Boilerworks: Reconstructed
Bigelow Boilerworks was an important fixture of New Haven’s industrial heritage. Between the Civil War and middle of the twentieth century, Bigelow was the country’s leading manufacturer of fire-tube and later water-tube boilers which were used for everything from driving locomotives to powering homes, sugar distilleries, and factories to generating electricity for entire city grids. The company employed several hundred tradesmen who lived and worked in the vibrant industrial district along the Mill River.
Designed and built in New Haven, Bigelow boilers were in global demand and shipped across the country and around the world via a national, transatlantic, and eventually worldwide network of trains, trucks, and barges. These shipping routes are but one network in which the Bigelow complex was enmeshed. Flows of raw material, labor, and intellectual property also convened at 198 River Street. While railroad, highway, and sea routes leave traces in the landscape and on maps, other flows are invisible — evident only in legal documents, photographs, patents, and ephemera.

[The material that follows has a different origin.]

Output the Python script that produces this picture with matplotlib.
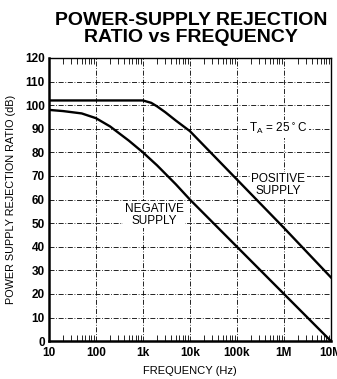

Boilerworks: Reconstructed brings together photographs of the company’s expansive facilities on River Street with images and illustrations of their products. Photographs are both historical and contemporary, gathered from the application prepared by Bruce Clouette to recognize The River Street Historic District on the National Historic Register and taken onsite by myself. Other images and illustrations are culled from the trade catalog archive at Beinecke Library and original patents held at the New Haven Museum. Using collage, this project aims to reconstruct the Boilerworks at various points in its history. It proposes a walking tour of the site at 198 River Street during which framed views of the past and present come into alignment, collapsing time onto fixed points in space. Boilerworks: Reconstructed (re)maps the buildings, products, and people that were part of Bigelow’s operations onto the site in which they operated. These “ghosted” reconstructions simulate historical moments and enact key views that allow visitors to abide with the past while occupying the present.